Marijuana

Cannabis, weed, pot, herb, ganja, reefer, Mary Jane, the chronic

Marijuana is the most commonly used illegal drug among college students (and professors, too). Marijuana can be smoked or eaten. It can also be ingested in a concentrated form, as hashish or hash oil.

It can be argued that pot smoking is almost as ingrained in campus culture as alcohol use. Marijuana-law reform has long been one of the hot issues on college campuses. Many students have organized rallies to support legalizing the drug and to counter what they feel is propaganda and misinformation being spread by the War on Drugs movement.

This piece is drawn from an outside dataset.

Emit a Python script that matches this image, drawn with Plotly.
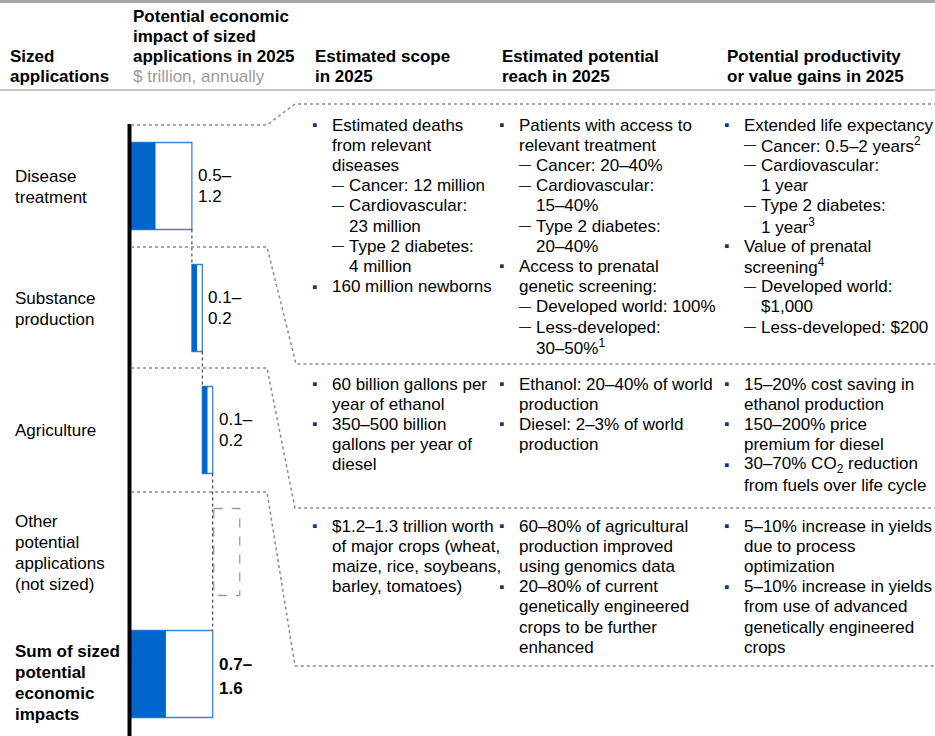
import plotly.graph_objects as go

W, H = 935, 736
FONT = "Liberation Sans, Arial, sans-serif"
BLUE = "#0066CC"
EDGE = "#3A82DA"
NAVY = "#1B2F6B"
GRAY_DOT = "#8A8A8A"

# ---- data -------------------------------------------------------------
applications = ["Disease treatment", "Substance production", "Agriculture",
                "Other potential applications (not sized)",
                "Sum of sized potential economic impacts"]
row_labels = [["Disease", "treatment"], ["Substance", "production"], ["Agriculture"],
              ["Other", "potential", "applications", "(not sized)"],
              ["Sum of sized", "potential", "economic", "impacts"]]
impact_low = [0.5, 0.1, 0.1, None, 0.7]      # $ trillion, annually
impact_high = [1.2, 0.2, 0.2, None, 1.6]
range_text = [("0.5–", "1.2"), ("0.1–", "0.2"), ("0.1–", "0.2"), None, ("0.7–", "1.6")]

headers = [
    (8, ["Sized", "applications"]),
    (131, ["Potential economic", "impact of sized", "applications in 2025"]),
    (313, ["Estimated scope", "in 2025"]),
    (500, ["Estimated potential", "reach in 2025"]),
    (725, ["Potential productivity", "or value gains in 2025"]),
]
unit_text = "$ trillion, annually"

# b = bullet, c = continuation, d = dash item, dc = dash continuation
scope_lines = [
    [("b", "Estimated deaths"), ("c", "from relevant"), ("c", "diseases"),
     ("d", "Cancer: 12 million"), ("d", "Cardiovascular:"), ("dc", "23 million"),
     ("d", "Type 2 diabetes:"), ("dc", "4 million"), ("b", "160 million newborns")],
    [("b", "60 billion gallons per"), ("c", "year of ethanol"), ("b", "350–500 billion"),
     ("c", "gallons per year of"), ("c", "diesel")],
    [("b", "$1.2–1.3 trillion worth"), ("c", "of major crops (wheat,"),
     ("c", "maize, rice, soybeans,"), ("c", "barley, tomatoes)")],
]
reach_lines = [
    [("b", "Patients with access to"), ("c", "relevant treatment"), ("d", "Cancer: 20–40%"),
     ("d", "Cardiovascular:"), ("dc", "15–40%"), ("d", "Type 2 diabetes:"), ("dc", "20–40%"),
     ("b", "Access to prenatal"), ("c", "genetic screening:"), ("d", "Developed world: 100%"),
     ("d", "Less-developed:"), ("dc", "30–50%<sup>1</sup>")],
    [("b", "Ethanol: 20–40% of world"), ("c", "production"), ("b", "Diesel: 2–3% of world"),
     ("c", "production")],
    [("b", "60–80% of agricultural"), ("c", "production improved"), ("c", "using genomics data"),
     ("b", "20–80% of current"), ("c", "genetically engineered"), ("c", "crops to be further"),
     ("c", "enhanced")],
]
gain_lines = [
    [("b", "Extended life expectancy"), ("d", "Cancer: 0.5–2 years<sup>2</sup>"),
     ("d", "Cardiovascular:"), ("dc", "1 year"), ("d", "Type 2 diabetes:"),
     ("dc", "1 year<sup>3</sup>"), ("b", "Value of prenatal"), ("c", "screening<sup>4</sup>"),
     ("d", "Developed world:"), ("dc", "$1,000"), ("d", "Less-developed: $200")],
    [("b", "15–20% cost saving in"), ("c", "ethanol production"), ("b", "150–200% price"),
     ("c", "premium for diesel"), ("b", "30–70% CO<sub>2</sub> reduction"),
     ("c", "from fuels over life cycle")],
    [("b", "5–10% increase in yields"), ("c", "due to process"), ("c", "optimization"),
     ("b", "5–10% increase in yields"), ("c", "from use of advanced"),
     ("c", "genetically engineered"), ("c", "crops")],
]

# ---- layout constants -------------------------------------------------
ZERO_PX, PX_PER_T = 129.5, 52.0
BARGAP = 0.287
HW = (1 - BARGAP) / 2
group_top = [131, 390, 532]
col_x = [313, 500, 725]
LINE = 20.2

fig = go.Figure()

# waterfall bases
bases, run = [], 0.0
for lo, hi in zip(impact_low, impact_high):
    if hi is None:
        bases.append(None)
    elif applications[len(bases)].startswith("Sum"):
        bases.append(0.0)
    else:
        bases.append(run)
        run += hi

sized = [i for i, v in enumerate(impact_high) if v is not None]
fig.add_trace(go.Bar(
    y=[applications[i] for i in sized], x=[impact_high[i] for i in sized],
    base=[bases[i] for i in sized], orientation="h",
    marker=dict(color="white", line=dict(color=EDGE, width=1.3)),
    xaxis="x2", yaxis="y2", hoverinfo="skip", showlegend=False))
fig.add_trace(go.Bar(
    y=[applications[i] for i in sized], x=[impact_low[i] for i in sized],
    base=[bases[i] for i in sized], orientation="h",
    marker=dict(color=BLUE, line=dict(width=0)),
    xaxis="x2", yaxis="y2", hoverinfo="skip", showlegend=False))

shapes = []
ann = []

# connectors between waterfall steps
steps = [i for i in sized if not applications[i].startswith("Sum")]
for a, b in zip(steps, steps[1:] + [len(applications) - 1]):
    xe = bases[a] + impact_high[a]
    shapes.append(dict(type="line", xref="x2", yref="y2", x0=xe, x1=xe,
                       y0=a + HW, y1=b - HW, line=dict(color="#222", width=1, dash="dot")))

# unsized placeholder box
total_hi = impact_high[-1]
shapes.append(dict(type="rect", xref="x2", yref="y2", x0=total_hi + 0.02, x1=total_hi + 0.52,
                   y0=3 - HW, y1=3 + HW, line=dict(color="#9A9A9A", width=1.3, dash="dash")))

# vertical axis line
shapes.append(dict(type="line", xref="x2", yref="y", x0=0, x1=0, y0=124, y1=736,
                   line=dict(color="black", width=4)))

# header rules
shapes.append(dict(type="line", xref="x", yref="y", x0=0, x1=W, y0=1.5, y1=1.5,
                   line=dict(color="#A6A6A6", width=3)))
shapes.append(dict(type="line", xref="x", yref="y", x0=0, x1=W, y0=90, y1=90,
                   line=dict(color="#8C8C8C", width=1)))

# dotted callout outlines
outlines = [
    [(131, 125), (267, 125), (295, 104), (W, 104)],
    [(131, 247), (267, 247), (296, 364), (W, 364)],
    [(131, 368), (267, 368), (295, 508), (W, 508)],
    [(131, 492), (267, 492), (295, 666), (W, 666)],
]
for pts in outlines:
    path = "M " + " L ".join(f"{x},{y}" for x, y in pts)
    shapes.append(dict(type="path", xref="x", yref="y", path=path,
                       line=dict(color=GRAY_DOT, width=1.5, dash="dot")))


def txt(x, base, s, size=17, color="black", bold=False):
    ann.append(dict(x=x, y=base - 6, xref="x", yref="y", showarrow=False,
                    xanchor="left", yanchor="middle", text=f"<b>{s}</b>" if bold else s,
                    font=dict(family=FONT, size=size, color=color)))


# headers
hdr_base = [22.7, 42.5, 62.3, 82.0]
for x, lines in headers:
    start = 4 - len(lines) - (1 if x == 131 else 0)
    for k, s in enumerate(lines):
        txt(x, hdr_base[start + k], s, bold=True)
txt(131, hdr_base[3], unit_text, color="#9A9A9A")

# row labels, tied to category axis
for i, lines in enumerate(row_labels):
    n = len(lines)
    extra = 8 if applications[i].startswith("Sum") else 0
    for k, s in enumerate(lines):
        off = (k - (n - 1) / 2) * 21 + 0.5 + extra
        ann.append(dict(x=13, y=i, xref="x", yref="y2", yshift=-off, showarrow=False,
                        xanchor="left", yanchor="middle",
                        text=f"<b>{s}</b>" if applications[i].startswith("Sum") else s,
                        font=dict(family=FONT, size=17, color="black")))

# value range labels next to the bars
for i in sized:
    a, b = range_text[i]
    bold = applications[i].startswith("Sum")
    sp = 12 if bold else 10.5
    for s, sh in ((a, sp), (b, -sp)):
        ann.append(dict(x=bases[i] + impact_high[i], y=i, xref="x2", yref="y2",
                        xshift=4, yshift=sh - (2 if bold else 0), showarrow=False,
                        xanchor="left", yanchor="middle",
                        text=f"<b>{s}</b>" if bold else s,
                        font=dict(family=FONT, size=17, color="black")))

# text columns
for cx, col in zip(col_x, [scope_lines, reach_lines, gain_lines]):
    for top, group in zip(group_top, col):
        for k, (kind, s) in enumerate(group):
            base = top + k * LINE
            if kind == "b":
                txt(cx - 3, base - 0.5, "▪", size=15, color=NAVY)
                txt(cx + 17, base, s)
            elif kind == "c":
                txt(cx + 17, base, s)
            elif kind == "d":
                txt(cx + 17, base, "—", size=12, color="#222")
                txt(cx + 34, base, s)
            else:
                txt(cx + 34, base, s)

fig.update_layout(
    width=W, height=H, margin=dict(l=0, r=0, t=0, b=0),
    paper_bgcolor="white", plot_bgcolor="rgba(0,0,0,0)",
    barmode="overlay", bargap=BARGAP, showlegend=False,
    xaxis=dict(range=[0, W], domain=[0, 1], visible=False, fixedrange=True),
    yaxis=dict(range=[H, 0], domain=[0, 1], visible=False, fixedrange=True),
    xaxis2=dict(range=[-ZERO_PX / PX_PER_T, (W - ZERO_PX) / PX_PER_T], domain=[0, 1],
                anchor="y2", visible=False, fixedrange=True),
    yaxis2=dict(type="category", categoryorder="array", categoryarray=applications,
                range=[4.5, -0.5], domain=[1 - 735 / H, 1 - 125 / H], anchor="x2",
                visible=False, fixedrange=True),
    shapes=shapes, annotations=ann,
)

fig.write_html("out.html", config={"displayModeBar": False},
               post_script="document.body.style.margin='0';")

Ten Things You Need To Know About Marijuana

  • THC makes you feel good. The active ingredient in marijuana is tetrahydrocannabinol, or THC. It binds to receptors in the body, causing relaxation, euphoria, altered sensory perception, fatigue and an increased appetite.
  • Today’s weed is stronger than ever. In the past 30 years, the THC content in some strains of marijuana has increased exponentially. In 1974, the average THC content was around 1 percent. Today, some (but certainly not all) marijuana has a THC content of between 4 and 6 percent.
  • Students like pot. It’s estimated that 10.6 percent of all American teens and adults have used marijuana in the past year. Among the college student population, the number is closer to 30 percent.
  • It can make you lazy. There is some evidence to suggest that even limited marijuana use produces an amotivational effect in some users. It makes them less likely to do things that need to be done but that are unpleasant to do (e.g., writing a term paper in a subject of little interest).
  • It can make you forgetful. Regular users perform worse on memory tasks than non-users, though the difference is relatively small.
  • It can make you seriously paranoid. Marijuana users are more likely to suffer from anxiety disorders than non-users.
  • It can make you crash your car. Some studies have shown that marijuana has a significant detrimental effect on a person’s ability to safely operate a vehicle.
  • Getting baked before class is a bad idea. If you learn something when you’re high, you’ll have a harder time recalling it when you’re sober than when you get high again. Thus, it’s a good idea to always take lecture notes and study for tests when you’re completely sober.
  • You probably can’t O.D., even if you try. There is no conclusive evidence that anyone has ever overdosed on marijuana. In tests, animals have demonstrated an ability to tolerate doses that are 5,000 times more than is needed to produce a high. This would equate to nearly 2 ounces of marijuana for a fully-grown human (though it should be noted that toxicity in animals doesn’t always to correspond exactly to that in humans).
  • It probably won’t drive you towards using heroin. The evidence supporting the notion that marijuana is a “gateway drug” is tenuous at best.

Everything in Moderation

Unlike many other drugs, moderate marijuana use in college doesn’t have a significantly long-term negative effect on the lives of most people (if it did, millions of students from the 1960s would be facing serious consequences at this point). However, marijuana use should still be approached with caution and the knowledge that, as with any other drug, it can be habit-forming and detrimental to one’s physical and mental health.

Some students can smoke a joint a day, get straight A’s and serve as president of the student government. Others smoke a joint a day and miss due dates, sleep through their final exams and get kicked out of school. If you choose to smoke, make sure that you find a balance that fits your life. It sounds lame, but it’s a good policy to always put school before pot. Don’t light up until your homework is done. That way, you can have the best of both worlds (good grades and good times).